Throughout the 20th century and particularly since the Emancipation - the ethnic riots of 1969-1971 which terminated the de facto hegemony of Pontic Ligurians over the country and led to the appointment of the first ethnically Elodian head of state in recorded history - newly coined Elodian words and particularly calques have been the predominant form of enriching the language's lexicon: over 90% of new entries in Elodian dictionaries since 1980 have been calques, either partial or complete. Some calques are new coinings (cf. xazi rasmok "comic", calque of Fr. bande dessinée, or suhitmā "committee, council", a calque of Greek συνέδριον), while some are meaning extensions of preexisting words (sometimes loans), e.g. moydān "square > forum" robbān "(ship) captain > Internet browser". There are also a few phonosemantic matches such as bǝndǝ̄dā "band-aid", the first part of which is from English band- while the matching part corresponds to the ending of zemǝ̄dā "bandage".

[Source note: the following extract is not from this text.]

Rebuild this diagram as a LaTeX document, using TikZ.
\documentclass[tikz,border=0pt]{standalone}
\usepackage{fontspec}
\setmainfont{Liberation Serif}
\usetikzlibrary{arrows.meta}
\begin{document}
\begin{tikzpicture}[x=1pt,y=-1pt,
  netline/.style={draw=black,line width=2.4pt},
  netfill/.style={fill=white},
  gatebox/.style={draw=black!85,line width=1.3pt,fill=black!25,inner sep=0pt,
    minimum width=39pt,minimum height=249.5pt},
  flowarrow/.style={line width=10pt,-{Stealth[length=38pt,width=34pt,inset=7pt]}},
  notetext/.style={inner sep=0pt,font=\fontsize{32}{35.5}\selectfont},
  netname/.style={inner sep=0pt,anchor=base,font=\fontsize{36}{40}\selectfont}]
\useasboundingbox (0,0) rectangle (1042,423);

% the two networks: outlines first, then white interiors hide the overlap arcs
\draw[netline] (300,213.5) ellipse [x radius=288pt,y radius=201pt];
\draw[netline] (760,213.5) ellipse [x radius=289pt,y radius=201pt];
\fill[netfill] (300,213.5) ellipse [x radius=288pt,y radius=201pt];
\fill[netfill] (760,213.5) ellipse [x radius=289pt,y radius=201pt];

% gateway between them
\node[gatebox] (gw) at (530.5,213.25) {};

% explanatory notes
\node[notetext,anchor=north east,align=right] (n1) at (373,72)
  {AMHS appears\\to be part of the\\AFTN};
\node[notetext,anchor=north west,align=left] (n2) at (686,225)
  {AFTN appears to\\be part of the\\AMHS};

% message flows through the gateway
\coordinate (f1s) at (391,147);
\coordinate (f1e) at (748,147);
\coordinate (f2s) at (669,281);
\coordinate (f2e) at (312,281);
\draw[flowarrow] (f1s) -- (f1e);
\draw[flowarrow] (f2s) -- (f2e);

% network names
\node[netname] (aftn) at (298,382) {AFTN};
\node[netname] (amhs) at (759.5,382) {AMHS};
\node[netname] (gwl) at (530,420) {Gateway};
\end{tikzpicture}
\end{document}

Schleicher's Fable (La mewsā siw li ɂešuki)

ʔešuki omanyor 'mīš mewsāš ene mēnā hangolnā lāo. Hǝngeš 'mī orikā longgīkā elēgo; hǝngeš 'ng longt xoštār obǝro, siw hǝngeš 'ng turǝniš obǝro ɂelenge.
Olā lāš mewsāš lubo ɂešukobo: «Mǝk sǝrteɂuš momš felte gārohezām pota manim 'ngo turǝnišo ene tē ɂešukobo tūxin gāde.»

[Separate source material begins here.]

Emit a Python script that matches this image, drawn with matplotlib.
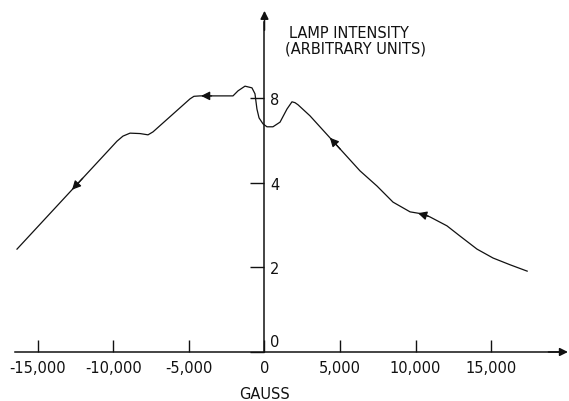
import numpy as np
import matplotlib
matplotlib.use("Agg")
import matplotlib.pyplot as plt
from matplotlib.transforms import ScaledTranslation

# ---- data ----
gauss = [-16385, -10230, -9765, -9370, -8900, -8240, -7710, -7380, -4930,
         -4670, -4270, -2085, -1750, -1290, -830, -630, -500, -360, -100,
         165, 560, 1030, 1490, 1820, 2020, 2220, 3010, 6320, 7450, 8510,
         9640, 10490, 10960, 12080, 12940, 14070, 15130, 16260, 17390]
intensity = [2.43, 4.80, 4.98, 5.10, 5.17, 5.16, 5.13, 5.20, 5.98,
             6.04, 6.05, 6.05, 6.17, 6.28, 6.24, 6.10, 5.74, 5.53, 5.39,
             5.32, 5.32, 5.43, 5.74, 5.91, 5.89, 5.84, 5.58, 4.28, 3.92, 3.54,
             3.31, 3.26, 3.19, 2.98, 2.74, 2.43, 2.22, 2.06, 1.91]
arrow_gauss = [-12740, -4200, 4330, 10160]   # sweep-direction arrowheads

x_ticks = [-15000, -10000, -5000, 0, 5000, 10000, 15000]
x_tick_labels = ['-15,000', '-10,000', '-5,000', '0', '5,000', '10,000', '15,000']
y_ticks = [0, 2, 4, 6]
y_tick_labels = ['0', '2', '4', '8']

plt.rcParams['font.family'] = ['DejaVu Sans']

fig = plt.figure(figsize=(5.69, 4.02), dpi=100)
ax = fig.add_axes([0, 0, 1, 1])
ax.set_xlim(-17510, 20160)
ax.set_ylim(-1.158, 8.339)
ax.patch.set_alpha(0)

# axes through the origin
for s in ['top', 'left']:
    ax.spines[s].set_visible(False)
ax.spines['bottom'].set_position(('data', 0))
ax.spines['right'].set_position(('data', 0))
ax.spines['bottom'].set_bounds(-16500, 19800)
ax.spines['right'].set_bounds(0, 7.8)
for s in ['bottom', 'right']:
    ax.spines[s].set_linewidth(1.1)
    ax.spines[s].set_color('#111111')

ax.xaxis.set_ticks_position('bottom')
ax.yaxis.tick_right()
ax.set_xticks(x_ticks)
ax.set_xticklabels(x_tick_labels)
ax.set_yticks(y_ticks)
ax.set_yticklabels(y_tick_labels)
ax.tick_params(axis='x', direction='in', length=9, width=1, pad=6,
               labelsize=10.5, colors='#111111')
ax.tick_params(axis='y', direction='in', length=10, width=1, pad=4,
               labelsize=10.5, colors='#111111')
# shift the y "0" label up off the axis line
lab0 = ax.get_yticklabels()[0]
lab0.set_transform(lab0.get_transform() + ScaledTranslation(0, 12 / 100, fig.dpi_scale_trans))

# axis arrowheads
ax.annotate('', xy=(20090, 0), xytext=(18800, 0),
            arrowprops=dict(arrowstyle='-|>', color='#111111', lw=1.1,
                            mutation_scale=12, shrinkA=0, shrinkB=0),
            annotation_clip=False)
ax.annotate('', xy=(0, 8.06), xytext=(0, 7.6),
            arrowprops=dict(arrowstyle='-|>', color='#111111', lw=1.1,
                            mutation_scale=12, shrinkA=0, shrinkB=0),
            annotation_clip=False)

# curve
ax.plot(gauss, intensity, color='#111111', lw=0.9, solid_joinstyle='round')

# direction arrowheads along the curve (pointing toward decreasing field)
for gx in arrow_gauss:
    gy = np.interp(gx, gauss, intensity)
    gx2 = gx + 700
    gy2 = np.interp(gx2, gauss, intensity)
    ax.annotate('', xy=(gx, gy), xytext=(gx2, gy2),
                arrowprops=dict(arrowstyle='-|>', color='#111111', lw=0.9,
                                mutation_scale=13, shrinkA=0, shrinkB=0))

# texts
ax.text(1620, 7.54, 'LAMP INTENSITY', fontsize=10.5, ha='left', va='center',
        color='#111111')
ax.text(1360, 7.18, '(ARBITRARY UNITS)', fontsize=10.5, ha='left', va='center',
        color='#111111')
ax.text(0, -0.97, 'GAUSS', fontsize=10.5, ha='center', va='center',
        color='#111111')

fig.savefig('out.png', dpi=100, facecolor='white')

Olā lūx ɂešukex lehē mewsehē: «Herɂ, ō mewsā! Dī sǝrteɂux dongox felte gārohezāmo pota sī manmo: 'ng turǝniš, lu foli, lehē hangolnehē twā mewsā mey 'ngo raxto for hiwoē purin gāde. Siw la mewsā mēnā hangolnā lāo.»
Su hiwoē sī herɂā, la mewsā mey 't fetinino obūko.

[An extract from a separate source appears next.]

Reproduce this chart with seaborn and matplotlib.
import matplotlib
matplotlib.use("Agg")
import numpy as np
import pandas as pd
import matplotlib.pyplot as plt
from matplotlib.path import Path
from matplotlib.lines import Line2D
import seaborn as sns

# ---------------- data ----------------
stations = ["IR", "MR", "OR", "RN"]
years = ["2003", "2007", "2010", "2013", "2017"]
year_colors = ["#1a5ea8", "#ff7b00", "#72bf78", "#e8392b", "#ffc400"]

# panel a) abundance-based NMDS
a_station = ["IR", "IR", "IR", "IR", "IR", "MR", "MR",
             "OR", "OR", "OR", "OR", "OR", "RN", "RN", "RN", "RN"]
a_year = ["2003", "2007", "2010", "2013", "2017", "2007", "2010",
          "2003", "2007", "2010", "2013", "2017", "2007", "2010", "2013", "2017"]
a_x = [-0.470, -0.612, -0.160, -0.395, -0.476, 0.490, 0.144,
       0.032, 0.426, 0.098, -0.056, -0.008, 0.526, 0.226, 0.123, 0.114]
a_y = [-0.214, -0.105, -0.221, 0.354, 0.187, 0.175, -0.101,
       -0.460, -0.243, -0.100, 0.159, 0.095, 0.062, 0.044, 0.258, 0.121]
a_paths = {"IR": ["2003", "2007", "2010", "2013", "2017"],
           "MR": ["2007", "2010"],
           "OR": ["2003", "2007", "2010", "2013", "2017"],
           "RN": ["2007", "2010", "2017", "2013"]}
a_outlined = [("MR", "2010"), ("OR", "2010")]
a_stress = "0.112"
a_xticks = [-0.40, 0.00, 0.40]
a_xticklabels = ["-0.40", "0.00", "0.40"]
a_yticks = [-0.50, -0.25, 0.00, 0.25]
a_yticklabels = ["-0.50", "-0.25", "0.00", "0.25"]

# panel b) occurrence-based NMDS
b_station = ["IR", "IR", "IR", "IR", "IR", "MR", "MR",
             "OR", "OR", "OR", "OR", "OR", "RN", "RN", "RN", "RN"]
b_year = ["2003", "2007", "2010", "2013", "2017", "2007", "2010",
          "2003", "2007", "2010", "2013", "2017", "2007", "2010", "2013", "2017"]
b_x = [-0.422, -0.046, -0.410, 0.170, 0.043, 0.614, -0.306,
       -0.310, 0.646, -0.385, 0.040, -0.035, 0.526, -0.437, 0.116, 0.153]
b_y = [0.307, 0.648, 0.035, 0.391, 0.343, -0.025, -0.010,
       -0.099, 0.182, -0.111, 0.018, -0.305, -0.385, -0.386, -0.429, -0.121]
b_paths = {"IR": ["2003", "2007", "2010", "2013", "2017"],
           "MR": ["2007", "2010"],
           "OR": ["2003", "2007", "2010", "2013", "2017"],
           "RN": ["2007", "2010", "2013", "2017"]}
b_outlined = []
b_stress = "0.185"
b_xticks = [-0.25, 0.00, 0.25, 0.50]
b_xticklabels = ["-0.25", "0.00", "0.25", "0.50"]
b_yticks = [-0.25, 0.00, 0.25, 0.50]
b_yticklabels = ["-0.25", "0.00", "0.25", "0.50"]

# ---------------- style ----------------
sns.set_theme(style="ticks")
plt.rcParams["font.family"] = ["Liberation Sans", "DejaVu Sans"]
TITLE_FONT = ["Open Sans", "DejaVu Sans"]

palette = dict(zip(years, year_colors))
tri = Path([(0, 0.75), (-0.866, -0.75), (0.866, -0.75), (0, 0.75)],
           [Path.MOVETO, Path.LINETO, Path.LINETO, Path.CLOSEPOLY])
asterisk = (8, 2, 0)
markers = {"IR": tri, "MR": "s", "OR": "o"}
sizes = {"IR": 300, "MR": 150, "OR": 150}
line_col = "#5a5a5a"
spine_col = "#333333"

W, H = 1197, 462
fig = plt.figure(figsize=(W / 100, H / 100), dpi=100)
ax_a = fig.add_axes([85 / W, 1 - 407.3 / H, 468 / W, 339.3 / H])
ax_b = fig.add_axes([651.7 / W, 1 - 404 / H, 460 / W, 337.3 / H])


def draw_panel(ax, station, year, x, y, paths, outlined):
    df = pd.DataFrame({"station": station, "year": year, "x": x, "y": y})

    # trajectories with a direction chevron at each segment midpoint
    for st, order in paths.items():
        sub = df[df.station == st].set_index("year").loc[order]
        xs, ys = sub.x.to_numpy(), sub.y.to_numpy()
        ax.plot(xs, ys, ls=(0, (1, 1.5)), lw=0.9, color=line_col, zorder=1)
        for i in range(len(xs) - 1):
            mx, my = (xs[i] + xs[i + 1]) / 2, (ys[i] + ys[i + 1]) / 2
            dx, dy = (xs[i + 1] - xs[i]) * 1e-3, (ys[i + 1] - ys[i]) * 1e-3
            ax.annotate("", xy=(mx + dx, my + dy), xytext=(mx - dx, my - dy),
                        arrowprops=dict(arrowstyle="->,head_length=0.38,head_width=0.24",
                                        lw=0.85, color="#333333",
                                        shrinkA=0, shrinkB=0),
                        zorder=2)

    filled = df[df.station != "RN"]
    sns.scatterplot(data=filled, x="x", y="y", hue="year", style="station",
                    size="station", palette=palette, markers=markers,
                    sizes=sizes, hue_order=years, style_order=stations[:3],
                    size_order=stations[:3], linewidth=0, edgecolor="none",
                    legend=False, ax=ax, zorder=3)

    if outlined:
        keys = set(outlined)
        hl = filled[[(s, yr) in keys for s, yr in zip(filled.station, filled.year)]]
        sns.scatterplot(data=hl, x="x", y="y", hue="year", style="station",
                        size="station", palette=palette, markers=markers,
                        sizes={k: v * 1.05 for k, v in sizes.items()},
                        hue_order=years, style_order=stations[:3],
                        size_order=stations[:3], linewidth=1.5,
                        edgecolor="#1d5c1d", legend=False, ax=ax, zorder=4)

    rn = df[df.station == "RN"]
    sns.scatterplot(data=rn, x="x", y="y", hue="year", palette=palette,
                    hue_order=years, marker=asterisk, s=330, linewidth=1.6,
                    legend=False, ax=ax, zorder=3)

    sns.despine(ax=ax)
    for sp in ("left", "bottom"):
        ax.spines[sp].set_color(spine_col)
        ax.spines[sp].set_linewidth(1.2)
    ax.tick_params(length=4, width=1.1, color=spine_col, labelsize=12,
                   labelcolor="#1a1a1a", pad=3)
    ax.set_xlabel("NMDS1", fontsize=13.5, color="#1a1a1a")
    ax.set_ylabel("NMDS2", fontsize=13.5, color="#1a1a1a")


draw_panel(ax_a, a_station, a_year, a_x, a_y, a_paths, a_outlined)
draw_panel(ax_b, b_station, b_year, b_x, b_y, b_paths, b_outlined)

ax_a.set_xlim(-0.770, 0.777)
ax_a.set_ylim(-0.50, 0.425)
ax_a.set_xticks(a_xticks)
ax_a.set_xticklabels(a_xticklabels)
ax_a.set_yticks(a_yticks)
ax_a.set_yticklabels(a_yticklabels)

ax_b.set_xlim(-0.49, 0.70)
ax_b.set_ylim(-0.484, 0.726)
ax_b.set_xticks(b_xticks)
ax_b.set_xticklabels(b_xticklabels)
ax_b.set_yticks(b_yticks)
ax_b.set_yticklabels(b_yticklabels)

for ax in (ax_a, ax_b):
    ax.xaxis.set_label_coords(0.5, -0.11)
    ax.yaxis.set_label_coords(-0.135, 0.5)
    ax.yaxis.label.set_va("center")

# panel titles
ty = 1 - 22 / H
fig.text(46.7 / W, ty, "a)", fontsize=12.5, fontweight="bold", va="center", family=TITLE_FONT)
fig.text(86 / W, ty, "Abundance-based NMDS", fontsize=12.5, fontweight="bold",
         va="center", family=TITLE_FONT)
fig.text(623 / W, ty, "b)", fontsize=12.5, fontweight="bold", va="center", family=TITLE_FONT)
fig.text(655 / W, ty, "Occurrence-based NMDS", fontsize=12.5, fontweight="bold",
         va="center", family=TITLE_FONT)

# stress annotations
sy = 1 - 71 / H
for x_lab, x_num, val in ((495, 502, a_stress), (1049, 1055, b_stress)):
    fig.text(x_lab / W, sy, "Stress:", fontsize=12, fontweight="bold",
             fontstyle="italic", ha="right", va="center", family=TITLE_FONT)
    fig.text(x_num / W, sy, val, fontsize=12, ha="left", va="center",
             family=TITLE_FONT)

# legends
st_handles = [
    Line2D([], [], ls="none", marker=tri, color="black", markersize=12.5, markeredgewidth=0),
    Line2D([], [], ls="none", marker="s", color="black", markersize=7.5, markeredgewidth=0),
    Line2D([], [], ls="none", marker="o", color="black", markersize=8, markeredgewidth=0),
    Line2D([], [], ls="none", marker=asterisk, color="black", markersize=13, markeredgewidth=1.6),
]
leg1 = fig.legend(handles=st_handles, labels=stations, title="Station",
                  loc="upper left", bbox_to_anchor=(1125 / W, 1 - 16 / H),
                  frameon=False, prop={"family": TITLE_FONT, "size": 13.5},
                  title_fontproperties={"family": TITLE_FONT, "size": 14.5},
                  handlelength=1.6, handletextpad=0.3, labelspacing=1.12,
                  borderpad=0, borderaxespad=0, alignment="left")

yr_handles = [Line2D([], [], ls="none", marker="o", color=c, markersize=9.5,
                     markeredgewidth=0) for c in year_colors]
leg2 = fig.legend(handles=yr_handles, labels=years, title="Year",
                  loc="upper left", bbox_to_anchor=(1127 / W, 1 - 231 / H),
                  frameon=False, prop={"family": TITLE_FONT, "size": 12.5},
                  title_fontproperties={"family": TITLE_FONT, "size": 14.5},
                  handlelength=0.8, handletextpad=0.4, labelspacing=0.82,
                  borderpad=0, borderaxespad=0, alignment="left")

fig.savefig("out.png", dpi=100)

/'ʔeʃuki ɔ'maɲɔr mi:ʃ 'mewsa:ʃ ene 'me:na: 'haŋɔlna: 'la:.ɔ/ /'hɛŋeʃ mi: ɔ'rika: lɔŋ'gi:ka: e'le:gɔ . 'hɛŋeʃ ɔŋ 'lɔŋt xɔʃ'ta:r ɔ'bɛrɔ . si(w) 'hɛŋeʃ ɔŋ tu'rɛniʃ ɔ'bɛrɔ 'ʔeleŋe/
/ɔ'la: la:ʃ 'mewsa:ʃ lubɔ 'ʔeʃukɔbɔ . mɛk 'sɛrteʔuʃ 'mɔmʃ 'felte ga:rɔhe'za:m 'pɔta 'manim ɔŋɔ tu'rɛniʃɔ ene 'te: 'ʔeʃukɔbɔ 'tu:xin 'ga:de/
/ɔ'la: lu:x 'ʔeʃukex lehe: 'mewsehe: . 'herʔ . o: 'mewsa: . di: 'sɛrteʔux 'dɔŋɔx 'felte ga:rɔhe'za:mɔ 'pɔta 'si: 'maŋmɔ . ɔŋ tu'rɛniʃ . lu 'fɔli . lehe: 'haŋɔlnehe: twa: 'mewsa: mej ŋɔ 'raxtɔ fɔr hi'wɔ.e: 'purin 'ga:de . si(w) la 'mewsa: 'me:na: 'haŋɔlna: 'la:.ɔ/
/su hi'wɔ.e: si: 'herʔa: . la 'mewsa: mejt feti'ninɔ ɔ'bu:kɔ/

See also


  1. ^ The etymology of Elodian ninfā is debated: while the Greek origin is the most commonly cited one, many contemporary linguists do not agree: the existence of dialectal forms such as ninwā, nimwā and even nimbā point to a non-IE source - perhaps linked with Sumerian nin - plus an unknown bilabial morpheme; folk etymology linking it to the Greek word then would have made the form with -f- prevalent in literary usage and in the modern standard (both written and spoken).
  2. ^ Many loanwords from Ancient Greek are feminine words due to Elodian having adopted the accusative form, whose ending in -α was generally interpreted as feminine unless the word explicitely referred to a male human.